Finding the Flint
- Types: nonprofit organization
- Headquarters: Georgia, USA
- Website: findingtheflint.org

= Finding the Flint =

Non-profit environmentalist organization in Georgia, U.S.

Finding the Flint (FTF) is a non-profit environmental advocacy organization and non-profit project created by American Rivers and The Conservation Fund, non-profit organizations who advocate for protecting rivers in the United States, and the Atlanta Regional Commission.

Finding the Flint focuses on the cultural, physical, and environmental restoration of the Flint River, focusing on its headwaters in the Hartsfield-Jackson Atlanta International Airport, and streams or creeks affected by the environment.

Finding the Flint also aims to raise awareness about the existence of the Flint River, which is obscured by urban expansion that has occurred around the metropolitan area of Atlanta.

== History ==
In 2017, American Rivers, The Conservation Fund, and the Atlanta Regional Commission hired Ryan Gravel's firm Sixpitch to bring several ideas together in an aerotropolis-wide vision for the Flint River headwaters, focusing on the restoration of the Flint.

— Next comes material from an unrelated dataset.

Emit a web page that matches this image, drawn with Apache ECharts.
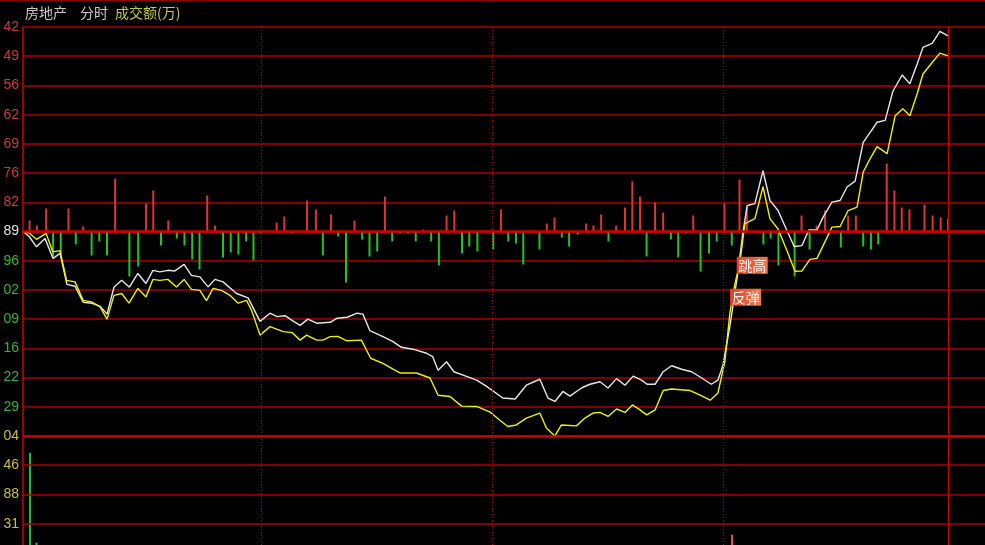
<!DOCTYPE html>
<html><head><meta charset="utf-8">
<script src="https://cdn.jsdelivr.net/npm/echarts@6/dist/echarts.min.js"></script>
<style>html,body{margin:0;padding:0;background:#000;}#c{width:985px;height:545px;}</style>
</head><body><div id="c"></div>
<script>
// ---- data ----
const prevClose = 1256.89;
const priceStep = 14 / 15;
const priceTickLabels = ['42','49','56','62','69','76','82','89','96','02','09','16','22','29',''];
const volTickLabels = ['04','46','88','31'];
const volTickValues = [7, 6, 5, 4];
const sessionMarks = [61.75, 121.7, 181.8];
const lastMinute = 240;
const xMaxMinute = 249.6;

// index (white) : [minute, change in points]
const indexLine = [[0,0],[1.6,-0.16],[3.5,-0.49],[5.7,-0.22],[7.8,-0.86],[9.6,-0.70],[11.4,-1.69],[13.5,-1.75],[15.6,-2.26],[17.8,-2.29],[20.0,-2.39],[21.8,-2.64],[23.6,-1.78],[25.6,-1.56],[27.6,-1.78],[29.8,-1.34],[31.9,-1.66],[33.7,-1.24],[35.5,-1.29],[37.6,-1.24],[39.4,-1.26],[41.8,-1.05],[43.7,-1.40],[45.9,-1.45],[48.0,-1.77],[49.8,-1.53],[51.9,-1.61],[55.4,-1.98],[58.4,-2.12],[61.5,-2.87],[64.1,-2.61],[65.9,-2.72],[68.0,-2.69],[69.8,-2.84],[71.9,-3.00],[73.9,-2.80],[76.2,-2.93],[79.7,-2.90],[81.5,-2.77],[84.1,-2.74],[86.7,-2.61],[88.2,-2.64],[90.0,-3.17],[93.4,-3.36],[96.0,-3.52],[98.2,-3.70],[101.2,-3.76],[104.7,-3.89],[106.3,-4.00],[107.7,-4.43],[109.9,-4.16],[111.8,-4.48],[114.2,-4.59],[117.7,-4.75],[120.3,-4.95],[121.2,-5.03],[124.5,-5.32],[127.7,-5.35],[130.6,-4.91],[134.1,-4.72],[136.2,-5.32],[138.0,-5.43],[140.1,-5.11],[141.9,-5.26],[144.9,-5.00],[147.1,-4.88],[149.7,-4.80],[151.8,-5.00],[154.0,-4.70],[156.2,-4.91],[158.3,-4.62],[160.5,-4.75],[161.9,-4.88],[164.0,-4.88],[166.1,-4.48],[168.3,-4.29],[170.9,-4.40],[173.5,-4.48],[176.1,-4.68],[178.6,-4.88],[180.3,-4.75],[181.6,-4.27],[183.4,-3.03],[185.3,-1.47],[186.8,-0.03],[187.9,0.83],[189.9,0.89],[192.0,1.94],[193.8,0.99],[195.9,0.67],[198.2,0.03],[200.1,-0.48],[202.1,-0.45],[203.9,0.05],[206.0,0.05],[207.6,0.46],[209.9,0.94],[212.0,0.99],[213.8,1.42],[215.9,1.61],[218.0,2.85],[219.8,3.17],[221.6,3.49],[223.7,3.55],[225.7,4.48],[228.1,5.00],[230.1,4.72],[232.0,5.35],[233.5,5.88],[235.9,6.01],[237.9,6.39],[240.0,6.25]];

// average (yellow) : [minute, change in points]
const avgLine = [[0,0],[1.6,-0.05],[3.5,-0.25],[6.0,-0.06],[7.7,-0.65],[9.6,-0.61],[11.3,-1.56],[13.5,-1.61],[15.6,-2.20],[17.8,-2.25],[20.0,-2.41],[21.8,-2.80],[23.6,-2.04],[25.6,-1.98],[27.5,-2.29],[29.8,-1.82],[31.9,-2.09],[33.7,-1.53],[35.5,-1.56],[37.6,-1.53],[39.8,-1.77],[41.8,-1.53],[43.7,-1.85],[45.9,-1.88],[47.6,-2.21],[49.3,-1.82],[51.5,-1.88],[53.7,-2.04],[55.8,-2.29],[58.0,-2.20],[59.3,-2.52],[61.5,-3.31],[64.1,-3.04],[67.5,-3.20],[69.8,-3.23],[71.9,-3.47],[73.6,-3.31],[76.2,-3.47],[77.8,-3.47],[79.7,-3.36],[81.7,-3.35],[83.9,-3.49],[87.8,-3.47],[90.2,-4.05],[93.4,-4.21],[96.0,-4.40],[97.8,-4.52],[102.1,-4.52],[105.6,-4.68],[107.7,-5.23],[110.8,-5.27],[113.8,-5.58],[117.7,-5.59],[121.2,-5.77],[123.8,-6.04],[125.8,-6.23],[128.0,-6.18],[130.6,-5.96],[134.1,-5.80],[135.8,-6.28],[138.0,-6.53],[139.7,-6.18],[143.6,-6.21],[145.8,-5.96],[147.9,-5.80],[149.7,-5.78],[151.8,-5.91],[154.0,-5.67],[156.2,-5.78],[158.1,-5.54],[160.1,-5.70],[161.8,-5.86],[164.0,-5.70],[166.1,-5.08],[168.3,-5.03],[173.1,-5.08],[175.7,-5.23],[178.3,-5.39],[180.3,-5.16],[182.1,-4.16],[183.4,-2.61],[184.7,-1.69],[186.0,-0.99],[187.3,0.25],[189.9,0.41],[192.0,1.43],[193.8,0.41],[195.9,0.08],[198.2,-0.61],[200.3,-1.27],[202.1,-1.26],[204.2,-0.89],[206.0,-0.86],[207.6,-0.45],[209.9,0.14],[212.0,0.16],[214.1,0.67],[216.4,0.78],[218.0,1.90],[219.8,2.33],[221.6,2.71],[224.2,2.49],[226.3,3.70],[228.3,3.92],[230.1,3.70],[232.0,4.40],[233.5,5.03],[235.9,5.40],[237.9,5.70],[240.0,5.61]];

// buy/sell strength bars : [minute, strength]
const strengthBars = [[1.7,5.5],[3.6,3],[6.0,11.5],[7.8,-12.5],[9.8,-11.5],[11.8,11.5],[13.7,-6.5],[15.6,2.5],[17.8,-12],[19.8,-5],[21.8,-12],[23.9,26.5],[25.6,0.5],[27.6,-22.5],[29.9,-17.5],[31.9,14],[33.8,20.5],[35.8,-7],[37.7,5.5],[39.9,-3.5],[41.9,-7],[43.9,-14],[45.8,-19],[47.8,18],[49.8,3],[51.9,-13],[53.9,-10.5],[55.9,-11.5],[57.9,-5],[59.8,-14.5],[61.7,-1],[65.8,4.5],[67.8,7.5],[69.7,-1],[73.7,15.5],[76.0,11],[77.8,-12],[79.9,8.5],[81.8,-2.5],[83.8,-25.5],[86.0,5.5],[88.0,-4],[89.9,-12.5],[91.9,-10],[93.9,17.5],[95.8,-5],[97.8,-1],[99.9,-1],[101.9,-5],[103.9,1],[105.9,-5],[107.9,-17],[109.9,8],[111.9,10.5],[113.9,-11],[115.8,-7.5],[117.9,-10],[120.3,0.5],[122.0,-9],[124.0,11],[125.9,-5],[127.9,-6],[129.8,-16.5],[131.8,0.5],[134.0,-9],[135.9,4],[137.9,7],[139.8,-3],[141.7,-7.5],[143.9,-1.5],[146.1,4],[148.0,3],[150.0,8.5],[151.9,-5],[153.9,3],[156.2,12],[158.1,25],[160.1,17.5],[161.8,-12.5],[164.0,14.5],[166.1,9.5],[168.1,-4],[170.0,-13],[172.0,-1],[173.9,8],[175.8,-20],[178.0,-11],[180.0,-5],[182.0,14],[183.9,-7],[185.9,26],[187.8,12.5],[192.1,-6.5],[194.0,-3.5],[196.0,-17],[200.2,-22.5],[202.0,8],[204.1,-9],[205.9,3],[208.1,10.5],[212.2,-8],[214.1,8],[216.1,8],[218.0,-7.5],[220.0,-9],[221.9,-6.5],[224.1,34],[226.1,20.5],[228.0,12],[230.0,11],[233.9,13.5],[236.0,8],[238.1,7],[240.0,6.5]];

// turnover (visible part) : [minute, amount, up(1)/down(-1)]
const volumes = [[1.8,6.42,-1],[3.5,3.35,-1],[184.0,3.62,1]];

const annotations = [{name:'跳高', t:189.2, v:-1.08},{name:'反弹', t:187.5, v:-2.10}];

// ---- chart ----
const RED = '#b00000', RED2 = '#d00000';
const pMin = -7 * priceStep, pMax = 7 * priceStep;
const volGridHeight = 109, rowPx = 409 / 14;
const volMax = 7, volMin = volMax - volGridHeight / rowPx;
const FONT = 'Liberation Sans';
const chart = echarts.init(document.getElementById('c'), null, {renderer:'canvas'});

function priceColor(v){
  if (Math.abs(v) < 1e-6) return '#e0e0e0';
  return v > 0 ? '#d03838' : '#30b830';
}

const sessionLines = sessionMarks.map(m => ({xAxis:m, lineStyle:{type:[1,2], color:'#c00000', width:1}}));
const lastLine = {xAxis:lastMinute, lineStyle:{type:'solid', color:RED2, width:1}};

const option = {
  backgroundColor:'#000',
  animation:false,
  grid:[
    {left:23, right:0, top:27, height:409},
    {left:23, right:0, top:436, height:volGridHeight}
  ],
  xAxis:[
    {type:'value', gridIndex:0, min:0, max:xMaxMinute, show:false},
    {type:'value', gridIndex:1, min:0, max:xMaxMinute, show:false}
  ],
  yAxis:[
    {type:'value', gridIndex:0, min:pMin, max:pMax, interval:priceStep,
      axisLine:{show:true, lineStyle:{color:RED2, width:1.5}}, axisTick:{show:false},
      splitLine:{show:true, lineStyle:{color:RED, width:1.5}},
      axisLabel:{show:true, margin:4, fontSize:14, fontFamily:FONT, showMinLabel:false, showMaxLabel:true,
        formatter:(v)=>{const i=Math.round((pMax - v)/priceStep); return priceTickLabels[i]||'';},
        color:(v)=>priceColor(v)}
    },
    {type:'value', gridIndex:0, min:-102.25, max:102.25, show:false},
    {type:'value', gridIndex:1, min:volMin, max:volMax,
      axisLine:{show:true, lineStyle:{color:RED2, width:1.5}}, axisTick:{show:false},
      splitLine:{show:false},
      axisLabel:{show:true, margin:4, fontSize:14, fontFamily:FONT, color:'#c8c040',
        customValues:volTickValues,
        formatter:(v)=>{const i=volTickValues.findIndex(x=>Math.abs(x-v)<1e-6); return i>=0?volTickLabels[i]:'';}}
    }
  ],
  series:[
    {type:'line', xAxisIndex:0, yAxisIndex:0, data:[[0,0]], symbol:'none', lineStyle:{opacity:0}, z:1, silent:true,
      markLine:{silent:true, symbol:'none', label:{show:false}, animation:false,
        data:[
          {yAxis:0, lineStyle:{type:'solid', color:RED2, width:2.5}},
          {yAxis:pMin, lineStyle:{type:'solid', color:RED2, width:2.5}},
          ...sessionLines, lastLine
        ]}},
    {type:'line', xAxisIndex:1, yAxisIndex:2, data:[[0,volMax]], symbol:'none', lineStyle:{opacity:0}, z:1, silent:true,
      markLine:{silent:true, symbol:'none', label:{show:false}, animation:false,
        data:[
          ...volTickValues.slice(1).map(v=>({yAxis:v, lineStyle:{type:'solid', color:RED, width:1.5}})),
          ...sessionLines, lastLine]}},
    {type:'bar', xAxisIndex:0, yAxisIndex:1, data:strengthBars, barWidth:2, z:2, silent:true,
      itemStyle:{color:(p)=> p.value[1] >= 0 ? '#e03434' : '#22c422'}},
    {type:'line', xAxisIndex:0, yAxisIndex:0, data:indexLine, symbol:'none', z:3, silent:true,
      lineStyle:{color:'#e6e6e6', width:1.4},
      markPoint:{silent:true, symbol:'rect', symbolSize:[31,17], z:10,
        itemStyle:{color:new echarts.graphic.LinearGradient(0,0,1,0,[{offset:0,color:'#e4402a'},{offset:1,color:'#f07a4e'}])},
        label:{show:true, color:'#fff4ea', fontSize:14, fontFamily:'Noto Sans CJK SC', formatter:'{b}'},
        data:annotations.map(a=>({name:a.name, coord:[a.t, a.v]}))}},
    {type:'line', xAxisIndex:0, yAxisIndex:0, data:avgLine, symbol:'none', z:4, silent:true,
      lineStyle:{color:'#f0f000', width:1.4}},
    {type:'bar', xAxisIndex:1, yAxisIndex:2, data:volumes.map(d=>({value:[d[0], d[1]], itemStyle:{color: d[2] > 0 ? '#e85a6a' : '#28c028'}})),
      barWidth:2, z:2, silent:true}
  ],
  graphic:[
    {type:'line', shape:{x1:0, y1:0.5, x2:985, y2:0.5}, style:{stroke:'#900000', lineWidth:1}, silent:true},
    {type:'text', left:25, top:6, style:{text:'房地产', fill:'#c8c8c8', font:'14px "Noto Sans CJK SC"'}, silent:true},
    {type:'text', left:80, top:6, style:{text:'分时', fill:'#c8c8c8', font:'14px "Noto Sans CJK SC"'}, silent:true},
    {type:'text', left:115, top:6, style:{text:'成交额(万)', fill:'#c8c84a', font:'14px "Noto Sans CJK SC"'}, silent:true}
  ]
};
chart.setOption(option);
</script>
</body></html>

With the support of Southside native and author Hannah Palmer, the Finding the Flint was born.

The Finding the Flint project is supported by Delta Air Lines and the metro Atlanta cities of East Point, College Park, and Hapeville.

In 2021, MARTA planned to offer 7-acres of territory near the Flint's headwaters in College Park to Finding the Flint, for $218,000, to create the city's first nature preserve. MARTA's Board of Directors Planning and Capital Programs Committee voted on April 29, 2021, to sell the 7-acres of wetland.